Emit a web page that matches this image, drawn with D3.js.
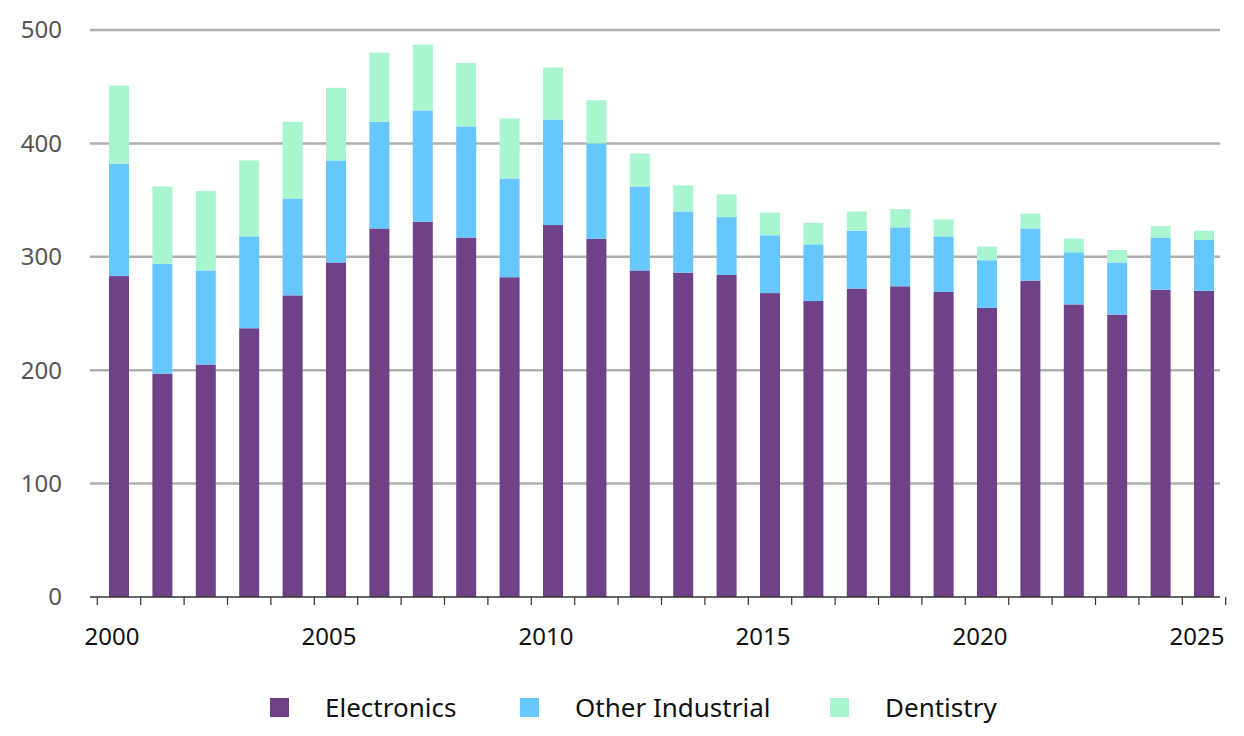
<!DOCTYPE html>
<html><head><meta charset="utf-8">
<script src="https://cdn.jsdelivr.net/npm/d3@7"></script>
<style>body{margin:0;background:#fff;font-family:"Noto Sans","Open Sans",sans-serif;}</style>
</head><body><div id="chart"></div>
<script>
var years = d3.range(2000, 2026);
var electronics = [283,197,205,237,266,295,325,331,317,282,328,316,288,286,284,268,261,272,274,269,255,279,258,249,271,270];
var otherIndustrial = [99,97,83,81,85,90,94,98,98,87,93,84,74,54,51,51,50,51,52,49,42,46,46,46,46,45];
var dentistry = [69,68,70,67,68,64,61,58,56,53,46,38,29,23,20,20,19,17,16,15,12,13,12,11,10,8];
var seriesNames = ["Electronics", "Other Industrial", "Dentistry"];
var colors = ["#6f4287", "#66c7ff", "#a8f5d0"];
var yTicks = [0,100,200,300,400,500];

var W = 1244, H = 736;
var svg = d3.select("#chart").append("svg").attr("width", W).attr("height", H);

var x = d3.scaleLinear().domain([2000, 2025]).range([119, 1204]);
var y = d3.scaleLinear().domain([0, 500]).range([597, 30]);
var barW = 20;

// grid
svg.append("g").selectAll("line").data(yTicks.slice(1)).enter().append("line")
	.attr("x1", 90).attr("x2", 1220)
	.attr("y1", function(d) { return y(d); }).attr("y2", function(d) { return y(d); })
	.style("stroke", "#b0b0b0").style("stroke-width", 2.5);

svg.append("g").selectAll("text").data(yTicks).enter().append("text")
	.attr("x", 62).attr("y", function(d) { return y(d); }).attr("dy", ".35em")
	.attr("text-anchor", "end").style("font-size", "24px").style("fill", "#555")
	.text(function(d) { return d; });

// stacked bars
var table = years.map(function(yr, i) {
	return {year: yr, Electronics: electronics[i], "Other Industrial": otherIndustrial[i], Dentistry: dentistry[i]};
});
var stack = d3.stack().keys(seriesNames)(table);
svg.append("g").selectAll("g").data(stack).enter().append("g")
	.style("fill", function(d, i) { return colors[i]; })
	.selectAll("rect").data(function(d) { return d; }).enter().append("rect")
	.attr("x", function(d) { return x(d.data.year) - barW / 2; })
	.attr("width", barW)
	.attr("y", function(d) { return y(d[1]); })
	.attr("height", function(d) { return y(d[0]) - y(d[1]); });

// x axis
var axis = svg.append("g");
axis.append("line").attr("x1", 90).attr("x2", 1220).attr("y1", y(0)).attr("y2", y(0))
	.style("stroke", "#333").style("stroke-width", 1.5);
axis.selectAll(".tick").data(d3.range(1999.5, 2026, 1)).enter().append("line")
	.attr("x1", function(d) { return x(d); }).attr("x2", function(d) { return x(d); })
	.attr("y1", y(0)).attr("y2", y(0) + 8)
	.style("stroke", "#333").style("stroke-width", 1.2);
axis.selectAll("text").data(years.filter(function(d) { return d % 5 === 0; })).enter().append("text")
	.attr("x", function(d) { return x(d) - 7; }).attr("y", 645)
	.attr("text-anchor", "middle").style("font-size", "24px").style("fill", "#111")
	.text(function(d) { return d; });

// legend
var legX = [270, 520, 830];
var legend = svg.append("g").selectAll("g").data(seriesNames).enter().append("g")
	.attr("transform", function(d, i) { return "translate(" + legX[i] + ",698)"; });
legend.append("rect").attr("width", 19).attr("height", 19).attr("y", 0)
	.style("fill", function(d, i) { return colors[i]; });
legend.append("text").attr("x", 55).attr("y", 10).attr("dy", ".35em")
	.style("font-size", "26px").style("fill", "#111")
	.text(function(d) { return d; });
</script>
</body></html>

**Aim**
Return the whole listing, word for word, and leave out every picture.

**Result of the exercise**
Emit a web page that matches this image, drawn with D3.js.
<!DOCTYPE html>
<html><head><meta charset="utf-8">
<script src="https://cdn.jsdelivr.net/npm/d3@7"></script>
<style>body{margin:0;background:#fff;font-family:"Noto Sans","Open Sans",sans-serif;}</style>
</head><body><div id="chart"></div>
<script>
var years = d3.range(2000, 2026);
var electronics = [283,197,205,237,266,295,325,331,317,282,328,316,288,286,284,268,261,272,274,269,255,279,258,249,271,270];
var otherIndustrial = [99,97,83,81,85,90,94,98,98,87,93,84,74,54,51,51,50,51,52,49,42,46,46,46,46,45];
var dentistry = [69,68,70,67,68,64,61,58,56,53,46,38,29,23,20,20,19,17,16,15,12,13,12,11,10,8];
var seriesNames = ["Electronics", "Other Industrial", "Dentistry"];
var colors = ["#6f4287", "#66c7ff", "#a8f5d0"];
var yTicks = [0,100,200,300,400,500];

var W = 1244, H = 736;
var svg = d3.select("#chart").append("svg").attr("width", W).attr("height", H);

var x = d3.scaleLinear().domain([2000, 2025]).range([119, 1204]);
var y = d3.scaleLinear().domain([0, 500]).range([597, 30]);
var barW = 20;

// grid
svg.append("g").selectAll("line").data(yTicks.slice(1)).enter().append("line")
	.attr("x1", 90).attr("x2", 1220)
	.attr("y1", function(d) { return y(d); }).attr("y2", function(d) { return y(d); })
	.style("stroke", "#b0b0b0").style("stroke-width", 2.5);

svg.append("g").selectAll("text").data(yTicks).enter().append("text")
	.attr("x", 62).attr("y", function(d) { return y(d); }).attr("dy", ".35em")
	.attr("text-anchor", "end").style("font-size", "24px").style("fill", "#555")
	.text(function(d) { return d; });

// stacked bars
var table = years.map(function(yr, i) {
	return {year: yr, Electronics: electronics[i], "Other Industrial": otherIndustrial[i], Dentistry: dentistry[i]};
});
var stack = d3.stack().keys(seriesNames)(table);
svg.append("g").selectAll("g").data(stack).enter().append("g")
	.style("fill", function(d, i) { return colors[i]; })
	.selectAll("rect").data(function(d) { return d; }).enter().append("rect")
	.attr("x", function(d) { return x(d.data.year) - barW / 2; })
	.attr("width", barW)
	.attr("y", function(d) { return y(d[1]); })
	.attr("height", function(d) { return y(d[0]) - y(d[1]); });

// x axis
var axis = svg.append("g");
axis.append("line").attr("x1", 90).attr("x2", 1220).attr("y1", y(0)).attr("y2", y(0))
	.style("stroke", "#333").style("stroke-width", 1.5);
axis.selectAll(".tick").data(d3.range(1999.5, 2026, 1)).enter().append("line")
	.attr("x1", function(d) { return x(d); }).attr("x2", function(d) { return x(d); })
	.attr("y1", y(0)).attr("y2", y(0) + 8)
	.style("stroke", "#333").style("stroke-width", 1.2);
axis.selectAll("text").data(years.filter(function(d) { return d % 5 === 0; })).enter().append("text")
	.attr("x", function(d) { return x(d) - 7; }).attr("y", 645)
	.attr("text-anchor", "middle").style("font-size", "24px").style("fill", "#111")
	.text(function(d) { return d; });

// legend
var legX = [270, 520, 830];
var legend = svg.append("g").selectAll("g").data(seriesNames).enter().append("g")
	.attr("transform", function(d, i) { return "translate(" + legX[i] + ",698)"; });
legend.append("rect").attr("width", 19).attr("height", 19).attr("y", 0)
	.style("fill", function(d, i) { return colors[i]; });
legend.append("text").attr("x", 55).attr("y", 10).attr("dy", ".35em")
	.style("font-size", "26px").style("fill", "#111")
	.text(function(d) { return d; });
</script>
</body></html>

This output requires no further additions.